Thursday, February 26, 2009

if you want it, come and get it, for crying out loud...the love that i was giving you was never in doubt

"babylon"
david gray

i have been incredibly blessed. the last time i wrote, i was about to embark on a journey to kenya, and now i have returned.

since this adventure, i have been listening to god. i had an amazing time, and i'm still processing what that means for my future. but the thing is, instead of asking god for a clear answer to where i should go next, he is showing me something different. not a different path that i should be on, but rather a new way to live.

my biggest "challenge" on my trip to kenya was being vulnerable. i did not open up to the people there like i could have. not that my trip was anything less than amazing, but this was something that i was aware was going to be a challenge before i left, and i didn't do a very good job of being aware and overcoming it.

since being back, god has been showing me that he is vulnerable, and that i need to be vulnerable with him before i can have a chance at being vulnerable with other people. god loves me unconditionally, sees me as who i am, every detail, and if i can't be vulnerable with him, how can i be vulnerable with fallible humans?

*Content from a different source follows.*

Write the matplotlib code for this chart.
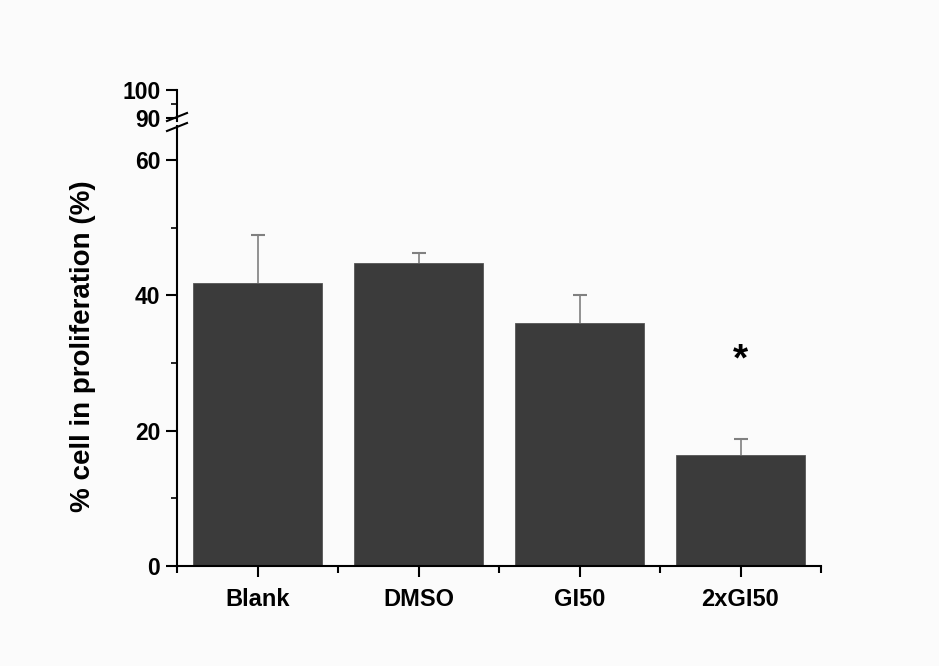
import matplotlib
matplotlib.use("Agg")
from matplotlib import pyplot as plt
from matplotlib.ticker import FixedLocator

groups = ["Blank", "DMSO", "GI50", "2xGI50"]
means = [41.8, 44.7, 35.9, 16.4]
errors = [7.1, 1.6, 4.2, 2.3]
star_group = 3
star_y = 30.3

plt.rcParams['font.family'] = ['Liberation Sans', 'DejaVu Sans']
plt.rcParams['font.weight'] = 'bold'

bg = "#fbfbfb"
fig = plt.figure(figsize=(9.39, 6.66), dpi=100, facecolor=bg)
W, H = 939, 666
left, right = 177 / W, 821 / W
ax = fig.add_axes([left, (H - 566) / H, right - left, (566 - 126) / H])
ax_top = fig.add_axes([left, (H - 121) / H, right - left, 31 / H])

x = list(range(len(groups)))
tops = [m + e for m, e in zip(means, errors)]
for a in (ax, ax_top):
    a.set_facecolor(bg)
    a.bar(x, means, 0.8, color="#3b3b3b", edgecolor="#555555", linewidth=0.6, zorder=2)
    a.vlines(x, means, tops, color="#808080", linewidth=1.2, zorder=1)
    a.plot(x, tops, linestyle="none", marker="_", markersize=10, markeredgewidth=1.5,
           color="#808080", zorder=1)
    a.set_xlim(-0.5, len(groups) - 0.5)
    for s in ("top", "right"):
        a.spines[s].set_visible(False)
    a.spines["left"].set_linewidth(1.5)
    a.tick_params(axis="y", direction="out", length=8, width=1.5, labelsize=16.5, pad=4)
    a.tick_params(axis="y", which="minor", direction="out", length=4, width=1.2)

ax.set_ylim(0, 65)
ax.yaxis.set_major_locator(FixedLocator([0, 20, 40, 60]))
ax.yaxis.set_minor_locator(FixedLocator([10, 30, 50]))
ax.spines["bottom"].set_linewidth(1.5)
ax.set_xticks(x)
ax.set_xticklabels(groups)
ax.xaxis.set_minor_locator(FixedLocator([i + 0.5 for i in range(-1, len(groups))]))
ax.tick_params(axis="x", direction="out", length=8, width=1.5, labelsize=17, pad=8)
ax.tick_params(axis="x", which="minor", direction="out", length=5, width=1.5)
ax.set_ylabel("% cell in proliferation (%)", fontsize=20, fontweight="bold", labelpad=28)
ax.text(star_group, star_y, "*", ha="center", va="center", fontsize=28, fontweight="bold")

ax_top.set_ylim(89, 100)
ax_top.yaxis.set_major_locator(FixedLocator([90, 100]))
ax_top.yaxis.set_minor_locator(FixedLocator([95]))
ax_top.spines["bottom"].set_visible(False)
ax_top.set_xticks([])

# break marks
for yb in (117, 127):
    fig.add_artist(plt.Line2D([167 / W, 187 / W], [(H - yb - 4) / H, (H - yb + 4) / H],
                              color="black", linewidth=1.5))

fig.savefig("out.png", dpi=100, facecolor=bg)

this goes hand in hand with everything that i believe in, and everything that i've wanted for my life in the past year or two. i desire to be intentional in my friendships, to be authentic and real and be who we are right where we are at, in the presence of god. but how am i going to do that without god?!

*lightbulb*

so there it is. there's where i'm at. i'm content with not knowing the answer right this very moment, but i'm also not giving up at pursuing it! if it is not god's will, he will shut the door. and if it is, i am embarking on the path of a lifetime. awesome.


love.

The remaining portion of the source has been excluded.